Différents freins, dont l’action se fait sentir à diverses époques de la vie et pendant certaines saisons de l’année, affectent donc l’existence de chaque espèce. Les uns sont très efficaces, les autres le sont moins, mais l’effet de tous est de déterminer la quantité moyenne des individus d’une espèce ou l’existence même de chacune d’elles. On pourrait démontrer que, dans quelques cas, des freins absolument différents agissent sur la même espèce dans certains districts. Quand on considère les plantes et les arbustes qui constituent un fourré, on est tenté d’attribuer leur nombre proportionnel à ce qu’on appelle le hasard. Mais c’est là une erreur profonde. Chacun sait que, quand on abat une forêt américaine, une végétation toute différente surgit ; on a observé que d’anciennes ruines indiennes, dans le sud des États-Unis, ruines qui devaient être jadis isolées des arbres, présentent aujourd’hui la même diversité, la même proportion d’essences que les forêts vierges environnantes. Or, quel combat doit s’être livré pendant de longs siècles entre les différentes espèces d’arbres dont chacune répandait annuellement ses graines par milliers ! Quelle guerre incessante d’insecte à insecte, quelle lutte entre les insectes, les limaces et d’autres animaux analogues, avec les oiseaux et les bêtes de proie, tous s’efforçant de multiplier, se mangeant les uns les autres, ou se nourrissant de la substance des arbres, de leurs graines et de leurs jeunes pousses ; ou des autres plantes qui ont d’abord couvert le sol et qui empêchaient, par conséquent, la croissance des arbres ! Que l’on jette en l’air une poignée de plumes, elles retomberont toutes sur le sol en vertu de certaines lois définies ; mais combien le problème de leur chute est simple quand on le compare à celui des actions et des réactions des plantes et des animaux innombrables qui, pendant le cours des siècles, ont déterminé les quantités proportionnelles des espèces d’arbres qui croissent aujourd’hui sur les ruines indiennes !

La dépendance d’un être organisé vis-à-vis d’un autre, telle que celle du parasite dans ses rapports avec sa proie, se manifeste d’ordinaire entre des êtres très éloignés les uns des autres dans l’échelle de la nature. Tel, quelquefois, est aussi le cas pour certains animaux que l’on peut considérer comme luttant l’un avec l’autre pour l’existence ; et cela dans le sens le plus strict du mot, les sauterelles, par exemple, et les quadrupèdes herbivores. Mais la lutte est presque toujours beaucoup plus acharnée entre les individus appartenant à la même espèce ; en effet, ils fréquentent les mêmes districts, recherchent la même nourriture, et sont exposés aux mêmes dangers.

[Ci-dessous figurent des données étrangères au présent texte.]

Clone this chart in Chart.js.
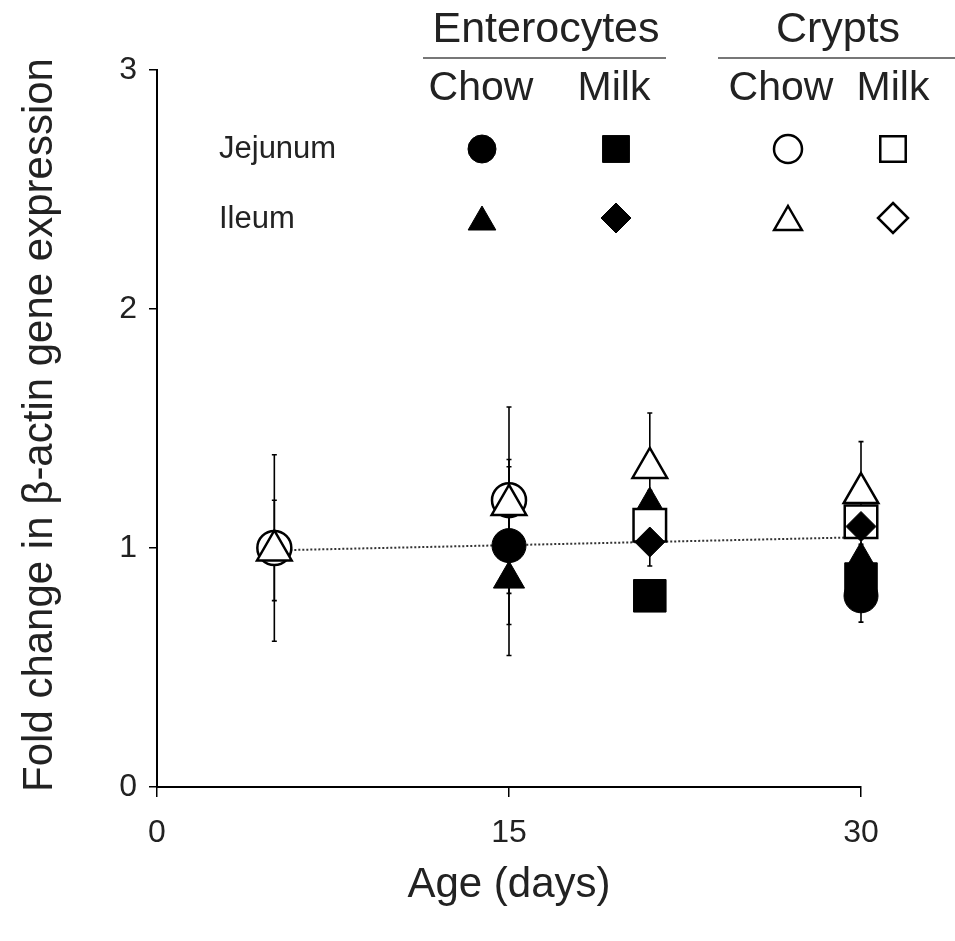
<!DOCTYPE html>
<html>
<head>
<meta charset="utf-8">
<title>Fold change in β-actin gene expression</title>
<script src="https://cdn.jsdelivr.net/npm/chart.js@4/dist/chart.umd.min.js"></script>
<style>
  html, body { margin: 0; padding: 0; background: #fff; }
  #wrap { width: 955px; height: 941px; }
</style>
</head>
<body>
<div id="wrap"><canvas id="chart" width="955" height="941"></canvas></div>
<script>
// sampling ages (days)
const days = [5, 15, 21, 30];

// enterocytes (filled markers)
const entChowJejunum = [null, 1.01, null, 0.80];
const entChowIleum   = [null, 0.87, 1.18, 0.95];
const entMilkJejunum = [null, null, 0.80, 0.87];
const entMilkIleum   = [null, null, 1.025, 1.09];

// crypts (open markers)
const cryChowJejunum = [1.00, 1.20, null, null];
const cryChowIleum   = [0.99, 1.18, 1.335, 1.23];
const cryMilkJejunum = [null, null, 1.095, 1.11];

// error (+/-) for each value above
const entChowJejunumErr = [null, 0.33, null, 0.11];
const entChowIleumErr   = [null, 0.32, 0.06, 0.05];
const entMilkJejunumErr = [null, null, 0.05, 0.05];
const entMilkIleumErr   = [null, null, 0.10, 0.05];
const cryChowJejunumErr = [0.39, 0.39, null, null];
const cryChowIleumErr   = [0.21, 0.19, 0.23, 0.215];
const cryMilkJejunumErr = [null, null, 0.08, 0.06];

// dotted trend line
const trendDays = [5, 30];
const trendValues = [0.99, 1.045];

const yTicks = [0, 1, 2, 3];
const xTicks = [0, 15, 30];

const FONT = '"Liberation Sans", Arial, sans-serif';

function points(vals, errs) {
    const out = [];
    vals.forEach((v, i) => {
        if (v !== null) out.push({ x: days[i], y: v, err: errs[i] });
    });
    return out;
}

function series(label, vals, errs, style, filled, radius) {
    return {
        label: label,
        data: points(vals, errs),
        pointStyle: style,
        pointRadius: radius,
        pointBackgroundColor: filled ? '#000' : '#fff',
        pointBorderColor: '#000',
        pointBorderWidth: filled ? 1 : 2.5,
        showLine: false,
        clip: false
    };
}

// vertical error bars, drawn under the markers
const errorBars = {
    id: 'errorBars',
    beforeDatasetsDraw(chart) {
        const ctx = chart.ctx;
        const xs = chart.scales.x, ys = chart.scales.y;
        ctx.save();
        ctx.strokeStyle = '#000';
        ctx.lineWidth = 1.6;
        chart.data.datasets.forEach((ds) => {
            ds.data.forEach((p) => {
                if (p.err == null) return;
                const px = xs.getPixelForValue(p.x);
                const top = ys.getPixelForValue(p.y + p.err);
                const bot = ys.getPixelForValue(p.y - p.err);
                ctx.beginPath();
                ctx.moveTo(px, top);
                ctx.lineTo(px, bot);
                ctx.moveTo(px - 2.5, top);
                ctx.lineTo(px + 2.5, top);
                ctx.moveTo(px - 2.5, bot);
                ctx.lineTo(px + 2.5, bot);
                ctx.stroke();
            });
        });
        ctx.restore();
    }
};

function marker(ctx, style, x, y, r, filled) {
    ctx.beginPath();
    if (style === 'circle') {
        ctx.arc(x, y, r, 0, Math.PI * 2);
    } else if (style === 'rect') {
        const s = r * Math.SQRT1_2;
        ctx.rect(x - s, y - s, 2 * s, 2 * s);
    } else if (style === 'triangle') {
        ctx.moveTo(x, y - r);
        ctx.lineTo(x + r * 0.866, y + r / 2);
        ctx.lineTo(x - r * 0.866, y + r / 2);
        ctx.closePath();
    } else if (style === 'rectRot') {
        ctx.moveTo(x, y - r);
        ctx.lineTo(x + r, y);
        ctx.lineTo(x, y + r);
        ctx.lineTo(x - r, y);
        ctx.closePath();
    }
    ctx.fillStyle = filled ? '#000' : '#fff';
    ctx.fill();
    ctx.lineWidth = filled ? 1 : 2.5;
    ctx.strokeStyle = '#000';
    ctx.stroke();
}

// key block at the top plus both axis titles
const keyBlock = {
    id: 'keyBlock',
    afterDraw(chart) {
        const ctx = chart.ctx;
        const area = chart.chartArea;
        ctx.save();
        ctx.textBaseline = 'middle';
        ctx.textAlign = 'center';
        ctx.fillStyle = '#222';

        ctx.font = '43px ' + FONT;
        ctx.fillText('Enterocytes', 546, 30);
        ctx.fillText('Crypts', 838, 30);
        ctx.strokeStyle = '#777';
        ctx.lineWidth = 2;
        ctx.beginPath();
        ctx.moveTo(423, 58); ctx.lineTo(666, 58);
        ctx.moveTo(718, 58); ctx.lineTo(955, 58);
        ctx.stroke();

        ctx.font = '41px ' + FONT;
        ctx.fillText('Chow', 481, 89);
        ctx.fillText('Milk', 614, 89);
        ctx.fillText('Chow', 781, 89);
        ctx.fillText('Milk', 893, 89);

        ctx.textAlign = 'left';
        ctx.font = '31px ' + FONT;
        ctx.fillText('Jejunum', 219, 149);
        ctx.fillText('Ileum', 219, 219);

        marker(ctx, 'circle', 482, 149, 14, true);
        marker(ctx, 'rect', 616, 149, 19, true);
        marker(ctx, 'circle', 788, 149, 14, false);
        marker(ctx, 'rect', 893, 149, 18, false);
        marker(ctx, 'triangle', 482, 222, 16, true);
        marker(ctx, 'rectRot', 616, 218, 15, true);
        marker(ctx, 'triangle', 788, 222, 16, false);
        marker(ctx, 'rectRot', 893, 218, 15, false);

        // axis titles
        ctx.fillStyle = '#222';
        ctx.textAlign = 'center';
        ctx.font = '42px ' + FONT;
        ctx.fillText('Age (days)', (area.left + area.right) / 2, 885);
        ctx.translate(40, 425);
        ctx.rotate(-Math.PI / 2);
        ctx.fillText('Fold change in β-actin gene expression', 0, 0);
        ctx.restore();
    }
};

const trendData = trendDays.map((d, i) => ({ x: d, y: trendValues[i] }));

new Chart(document.getElementById('chart'), {
    type: 'scatter',
    data: {
        datasets: [
            series('Enterocytes Milk Ileum', entMilkIleum, entMilkIleumErr, 'rectRot', true, 15),
            series('Crypts Milk Jejunum', cryMilkJejunum, cryMilkJejunumErr, 'rect', false, 23),
            series('Crypts Chow Ileum', cryChowIleum, cryChowIleumErr, 'triangle', false, 20),
            series('Crypts Chow Jejunum', cryChowJejunum, cryChowJejunumErr, 'circle', false, 17),
            series('Enterocytes Chow Jejunum', entChowJejunum, entChowJejunumErr, 'circle', true, 17),
            series('Enterocytes Chow Ileum', entChowIleum, entChowIleumErr, 'triangle', true, 18),
            series('Enterocytes Milk Jejunum', entMilkJejunum, entMilkJejunumErr, 'rect', true, 23),
            {
                type: 'line',
                label: 'trend',
                data: trendData,
                borderColor: '#333',
                borderWidth: 2,
                borderDash: [2, 2],
                pointRadius: 0,
                fill: false,
                clip: false
            }
        ]
    },
    options: {
        responsive: false,
        animation: false,
        layout: { padding: { top: 70, right: 94, left: 0, bottom: 0 } },
        plugins: { legend: { display: false }, tooltip: { enabled: false } },
        scales: {
            x: {
                type: 'linear',
                min: xTicks[0],
                max: xTicks[xTicks.length - 1],
                afterBuildTicks: (scale) => { scale.ticks = xTicks.map(v => ({ value: v })); },
                ticks: { color: '#222', font: { family: FONT, size: 32 }, padding: 17 },
                grid: { drawOnChartArea: false, tickLength: 10, color: '#000', lineWidth: 1.5 },
                border: { color: '#000', width: 2 },
                afterFit: (scale) => { scale.height = 154; }
            },
            y: {
                type: 'linear',
                min: yTicks[0],
                max: yTicks[yTicks.length - 1],
                afterBuildTicks: (scale) => { scale.ticks = yTicks.map(v => ({ value: v })); },
                ticks: { color: '#222', font: { family: FONT, size: 32 }, padding: 12 },
                grid: { drawOnChartArea: false, tickLength: 8, color: '#000', lineWidth: 1.5 },
                border: { color: '#000', width: 2 },
                afterFit: (scale) => { scale.width = 157; }
            }
        }
    },
    plugins: [errorBars, keyBlock]
});
</script>
</body>
</html>
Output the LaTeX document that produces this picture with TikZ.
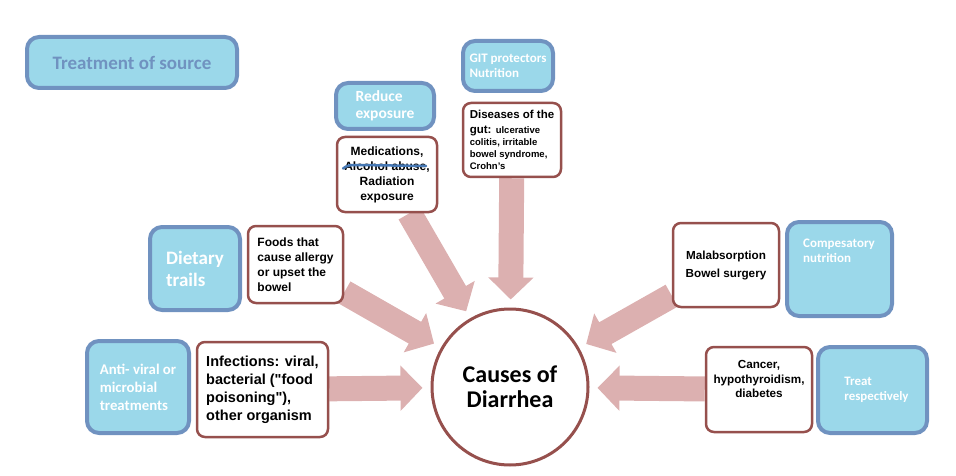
\documentclass[tikz,border=0pt]{standalone}
\usepackage{fontspec}
\setmainfont{Liberation Sans}
\newfontfamily\calibri{Carlito}
\usetikzlibrary{arrows.meta,backgrounds}
\definecolor{aidfill}{RGB}{155,216,234}
\definecolor{aidline}{RGB}{112,146,192}
\definecolor{causeline}{RGB}{150,80,77}
\definecolor{arrowpink}{RGB}{220,176,176}
\definecolor{strikeblue}{RGB}{70,120,180}
\newcommand\gutsmall{\fontsize{9.5}{12}\selectfont}

\begin{document}
\begin{tikzpicture}[x=1pt, y=-1pt,
    causebox/.style n args={2}{rectangle, draw=causeline, line width=2.5pt, fill=white, rounded corners=8pt, inner sep=0pt, align=left, font=\bfseries\fontsize{#1}{#2}\selectfont},
    aidbox/.style n args={2}{rectangle, draw=aidline, line width=4pt, fill=aidfill, rounded corners=12pt, inner sep=0pt, align=left, text=white, font=\calibri\bfseries\fontsize{#1}{#2}\selectfont},
    fatarrow/.style={draw=arrowpink, line width=25pt, -{Triangle[width=44pt,length=22pt]}, shorten >=8pt}]
    \useasboundingbox (0,0) rectangle (956,476);
    \node[aidbox={19}{22}, text=aidline, minimum width=210pt, minimum height=51pt] (src) at (132,62.5) {Treatment of source};
    \node[aidbox={15.5}{17}, minimum width=98pt, minimum height=46pt] (reduce) at (385,106) {Reduce\\exposure\hspace{8pt}};
    \node[aidbox={13}{15}, minimum width=90pt, minimum height=50pt] (git) at (508,66) {GIT protectors\\Nutrition};
    \node[causebox={12}{15}, align=center, minimum width=100pt, minimum height=75pt] (med) at (387,174.5) {Medications,\\Alcohol abuse,\\Radiation\\exposure};
    \node[causebox={11.5}{12}, minimum width=98pt, minimum height=74pt] (gut) at (512,140) {Diseases of the\\[3pt]gut: \gutsmall ulcerative\\\gutsmall colitis, irritable\\\gutsmall bowel syndrome,\\\gutsmall Crohn's};
    \node[aidbox={19}{22}, minimum width=90pt, minimum height=83pt] (diet) at (195,268.5) {Dietary\\trails};
    \node[causebox={12}{15}, minimum width=95pt, minimum height=77pt] (foods) at (295.5,264.5) {Foods that\\cause allergy\\or upset the\\bowel};
    \node[aidbox={14.8}{18}, minimum width=102pt, minimum height=92pt] (anti) at (138,387) {Anti- viral or\\microbial\\treatments};
    \node[causebox={14.5}{18}, minimum width=131pt, minimum height=95pt] (inf) at (262.5,389.5) {Infections: viral,\\bacterial (\textquotedbl food\\poisoning\textquotedbl),\\other organism};
    \node[causebox={11.7}{18}, align=center, minimum width=106pt, minimum height=84pt] (malab) at (726,265) {Malabsorption\\Bowel surgery};
    \node[aidbox={13}{15}, minimum width=105pt, minimum height=94pt] (comp) at (839.5,269) {};
    \node[inner sep=0pt, anchor=north west, align=left, text=white, font=\calibri\bfseries\fontsize{13}{15}\selectfont] (comptext) at ([shift={(18pt,-19pt)}]comp.north west) {Compesatory\\nutrition};
    \node[causebox={11.7}{14.5}, align=center, minimum width=106pt, minimum height=85pt] (cancer) at (759,389.5) {Cancer,\\hypothyroidism,\\diabetes\\[6pt]};
    \node[aidbox={12.9}{15}, minimum width=109pt, minimum height=86pt] (treat) at (872.5,390) {\hspace{8pt}Treat\\\hspace{8pt}respectively};
    \node[circle, draw=causeline, line width=3pt, fill=white, minimum size=156pt, align=center, font=\calibri\bfseries\fontsize{24}{25}\selectfont] (cause) at (510,387) {Causes of\\Diarrhea};
    \draw[strikeblue, line width=2.5pt, line cap=round] ([shift={(-44pt,6pt)}]med.center) to[out=40,in=180] ([shift={(-30pt,9.5pt)}]med.center) -- ([shift={(39pt,8.5pt)}]med.center);
    \begin{scope}[on background layer]
        \draw[fatarrow] (med) -- (cause);
        \draw[fatarrow] (gut) -- (cause);
        \draw[fatarrow] (foods) -- (cause);
        \draw[fatarrow] (inf) -- (cause);
        \draw[fatarrow] (malab) -- (cause);
        \draw[fatarrow] (cancer) -- (cause);
    \end{scope}
\end{tikzpicture}
\end{document}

La lutte est presque aussi acharnée quand il s’agit de variétés de la même espèce, et la plupart du temps elle est courte ; si, par exemple, on sème ensemble plusieurs variétés de froment, et que l’on sème, l’année suivante, la graine mélangée provenant de la première récolte, les variétés qui conviennent le mieux au sol et au climat, et qui naturellement se trouvent être les plus fécondes, l’emportent sur les autres, produisent plus de graines, et, en conséquence, au bout de quelques années, supplantent toutes les autres variétés. Cela est si vrai, que, pour conserver un mélange de variétés aussi voisines que le sont celles des pois de senteur, il faut chaque année recueillir séparément les graines de chaque variété et avoir soin de les mélanger dans la proportion voulue, autrement les variétés les plus faibles diminuent peu à peu et finissent par disparaître. Il en est de même pour les variétés de moutons ; on affirme que certaines variétés de montagne affament à tel point les autres, qu’on ne peut les laisser ensemble dans les mêmes pâturages. Le même résultat s’est produit quand on a voulu conserver ensemble différentes variétés de sangsues médicinales. Il est même douteux que toutes les variétés de nos plantes cultivées et de nos animaux domestiques aient si exactement la même force, les mêmes habitudes et la même constitution que les proportions premières d’une masse mélangée (je ne parle pas, bien entendu, des croisements) puissent se maintenir pendant une demi-douzaine de générations, si, comme dans les races à l’état sauvage, on laisse la lutte s’engager entre elles, et si l’on n’a pas soin de conserver annuellement une proportion exacte entre les graines ou les petits.